▶ _Written problem_
Output the material below unchanged, apart from leaving out the pictures.

□ □ □ □

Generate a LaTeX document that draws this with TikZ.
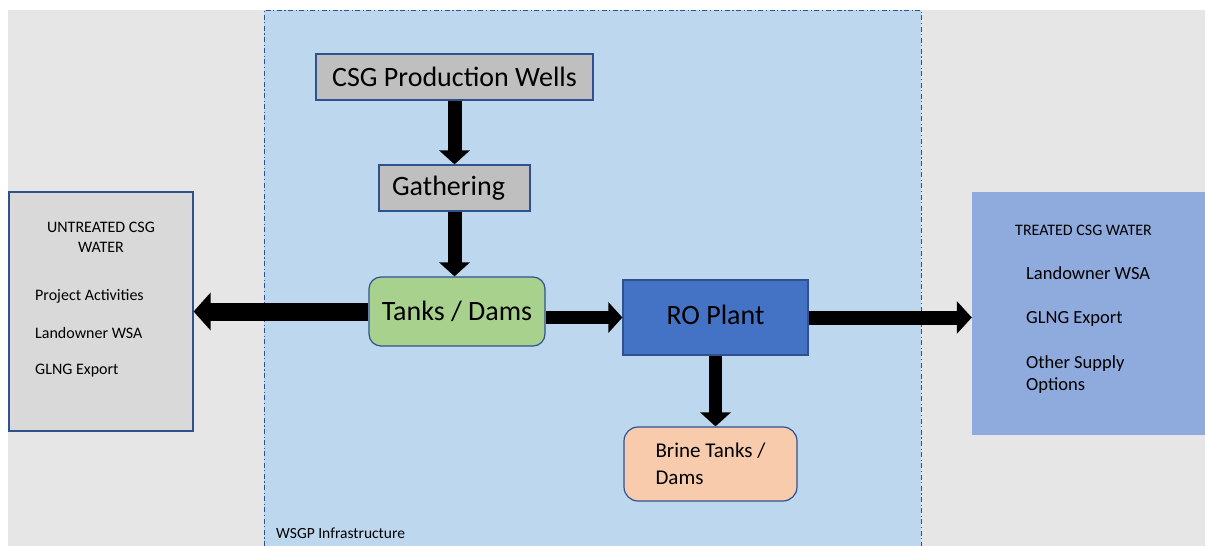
\documentclass[tikz,border=0pt]{standalone}
\usepackage{fontspec}
\setmainfont{Carlito}
\usetikzlibrary{arrows.meta}
\definecolor{bggrey}{HTML}{E7E6E6}
\definecolor{infra}{HTML}{BDD7EE}
\definecolor{edge}{HTML}{2F528F}
\definecolor{boxgrey}{HTML}{BFBFBF}
\definecolor{lightgrey}{HTML}{D9D9D9}
\definecolor{tankgreen}{HTML}{A9D18E}
\definecolor{roblue}{HTML}{4472C4}
\definecolor{brine}{HTML}{F8CBAD}
\definecolor{treated}{HTML}{8FAADC}
\tikzset{
  flowbox/.style={draw=edge, line width=1.2pt, inner sep=0pt, font=\fontsize{28}{32}\selectfont},
  greybox/.style={flowbox, fill=boxgrey},
  fatarrow/.style={line width=14pt, -{Triangle[length=14pt,width=30pt]}},
  bigarrow/.style={line width=18pt, -{Triangle[length=17pt,width=37pt]}},
  smalltext/.style={font=\fontsize{16}{20}\selectfont, inner sep=0pt},
  midtext/.style={font=\fontsize{18.5}{22}\selectfont, inner sep=0pt},
}
\begin{document}
\begin{tikzpicture}[x=1pt,y=-1pt]
\useasboundingbox (0,0) rectangle (1205,546);
% backgrounds
\fill[bggrey] (8,10) rectangle (1205,546);
\fill[infra] (264,10) rectangle (921,546);
\draw[edge, line width=1pt, dash pattern=on 5pt off 2.5pt on 1.2pt off 2.5pt]
  (264,546) -- (264,10) -- (921,10) -- (921,546);
\node[smalltext, font=\fontsize{15.5}{18}\selectfont, anchor=west] (infralabel) at (276,533) {WSGP Infrastructure};

% nodes
\node[greybox, minimum width=277pt, minimum height=46pt] (wells) at (454.5,77) {CSG Production Wells};
\node[greybox, minimum width=151pt, minimum height=46pt] (gath) at (454.5,188) {Gathering\hspace*{12pt}};
\node[flowbox, fill=tankgreen, rounded corners=12pt, minimum width=176pt, minimum height=69pt] (tanks) at (457,311.5) {Tanks / Dams};
\node[flowbox, fill=roblue, minimum width=185pt, minimum height=75pt] (ro) at (715.5,317.5) {\raisebox{5pt}{RO Plant}};
\node[flowbox, fill=brine, rounded corners=14pt, minimum width=173pt, minimum height=74pt,
      font=\fontsize{21}{27}\selectfont, align=left] (brine) at (710.5,464) {Brine Tanks /\\Dams\hspace*{10pt}\phantom{x}};

\node[draw=edge, line width=1.2pt, fill=lightgrey, minimum width=184pt, minimum height=239pt, inner sep=0pt] (untreated) at (101,311.5) {};
\node[smalltext, align=center] (untitle) at (101,237) {UNTREATED CSG\\WATER};
\node[smalltext, anchor=west] (u1) at (35,296) {Project Activities};
\node[smalltext, anchor=west] (u2) at (35,333) {Landowner WSA};
\node[smalltext, anchor=west] (u3) at (35,371) {GLNG Export};

\node[fill=treated, minimum width=233pt, minimum height=243pt, inner sep=0pt] (treated) at (1088.5,313.5) {};
\node[smalltext, anchor=west] (trtitle) at (1015,230) {TREATED CSG WATER};
\node[midtext, anchor=west] (t1) at (1026,273) {Landowner WSA};
\node[midtext, anchor=west] (t2) at (1026,319) {GLNG Export};
\node[midtext, anchor=west, align=left] (t3) at (1026,375) {Other Supply\\Options};

% arrows
\draw[fatarrow] (wells.south) -- (gath.north);
\draw[fatarrow] (gath.south) -- (gath.south |- tanks.north);
\draw[bigarrow] (tanks.west) -- (tanks.west -| untreated.east);
\draw[fatarrow, line width=13pt] (tanks.east |- ro.west) -- (ro.west);
\draw[fatarrow, line width=14pt, -{Triangle[length=15pt,width=32pt]}] (ro.east) -- (ro.east -| treated.west);
\draw[fatarrow, line width=13pt] (ro.south) -- (ro.south |- brine.north);
\end{tikzpicture}
\end{document}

□ □ □ □

▶ _Expected output_
Generate a LaTeX document that draws this with TikZ.
\documentclass[tikz,border=0pt]{standalone}
\usepackage{fontspec}
\setmainfont{Carlito}
\usetikzlibrary{arrows.meta}
\definecolor{bggrey}{HTML}{E7E6E6}
\definecolor{infra}{HTML}{BDD7EE}
\definecolor{edge}{HTML}{2F528F}
\definecolor{boxgrey}{HTML}{BFBFBF}
\definecolor{lightgrey}{HTML}{D9D9D9}
\definecolor{tankgreen}{HTML}{A9D18E}
\definecolor{roblue}{HTML}{4472C4}
\definecolor{brine}{HTML}{F8CBAD}
\definecolor{treated}{HTML}{8FAADC}
\tikzset{
  flowbox/.style={draw=edge, line width=1.2pt, inner sep=0pt, font=\fontsize{28}{32}\selectfont},
  greybox/.style={flowbox, fill=boxgrey},
  fatarrow/.style={line width=14pt, -{Triangle[length=14pt,width=30pt]}},
  bigarrow/.style={line width=18pt, -{Triangle[length=17pt,width=37pt]}},
  smalltext/.style={font=\fontsize{16}{20}\selectfont, inner sep=0pt},
  midtext/.style={font=\fontsize{18.5}{22}\selectfont, inner sep=0pt},
}
\begin{document}
\begin{tikzpicture}[x=1pt,y=-1pt]
\useasboundingbox (0,0) rectangle (1205,546);
% backgrounds
\fill[bggrey] (8,10) rectangle (1205,546);
\fill[infra] (264,10) rectangle (921,546);
\draw[edge, line width=1pt, dash pattern=on 5pt off 2.5pt on 1.2pt off 2.5pt]
  (264,546) -- (264,10) -- (921,10) -- (921,546);
\node[smalltext, font=\fontsize{15.5}{18}\selectfont, anchor=west] (infralabel) at (276,533) {WSGP Infrastructure};

% nodes
\node[greybox, minimum width=277pt, minimum height=46pt] (wells) at (454.5,77) {CSG Production Wells};
\node[greybox, minimum width=151pt, minimum height=46pt] (gath) at (454.5,188) {Gathering\hspace*{12pt}};
\node[flowbox, fill=tankgreen, rounded corners=12pt, minimum width=176pt, minimum height=69pt] (tanks) at (457,311.5) {Tanks / Dams};
\node[flowbox, fill=roblue, minimum width=185pt, minimum height=75pt] (ro) at (715.5,317.5) {\raisebox{5pt}{RO Plant}};
\node[flowbox, fill=brine, rounded corners=14pt, minimum width=173pt, minimum height=74pt,
      font=\fontsize{21}{27}\selectfont, align=left] (brine) at (710.5,464) {Brine Tanks /\\Dams\hspace*{10pt}\phantom{x}};

\node[draw=edge, line width=1.2pt, fill=lightgrey, minimum width=184pt, minimum height=239pt, inner sep=0pt] (untreated) at (101,311.5) {};
\node[smalltext, align=center] (untitle) at (101,237) {UNTREATED CSG\\WATER};
\node[smalltext, anchor=west] (u1) at (35,296) {Project Activities};
\node[smalltext, anchor=west] (u2) at (35,333) {Landowner WSA};
\node[smalltext, anchor=west] (u3) at (35,371) {GLNG Export};

\node[fill=treated, minimum width=233pt, minimum height=243pt, inner sep=0pt] (treated) at (1088.5,313.5) {};
\node[smalltext, anchor=west] (trtitle) at (1015,230) {TREATED CSG WATER};
\node[midtext, anchor=west] (t1) at (1026,273) {Landowner WSA};
\node[midtext, anchor=west] (t2) at (1026,319) {GLNG Export};
\node[midtext, anchor=west, align=left] (t3) at (1026,375) {Other Supply\\Options};

% arrows
\draw[fatarrow] (wells.south) -- (gath.north);
\draw[fatarrow] (gath.south) -- (gath.south |- tanks.north);
\draw[bigarrow] (tanks.west) -- (tanks.west -| untreated.east);
\draw[fatarrow, line width=13pt] (tanks.east |- ro.west) -- (ro.west);
\draw[fatarrow, line width=14pt, -{Triangle[length=15pt,width=32pt]}] (ro.east) -- (ro.east -| treated.west);
\draw[fatarrow, line width=13pt] (ro.south) -- (ro.south |- brine.north);
\end{tikzpicture}
\end{document}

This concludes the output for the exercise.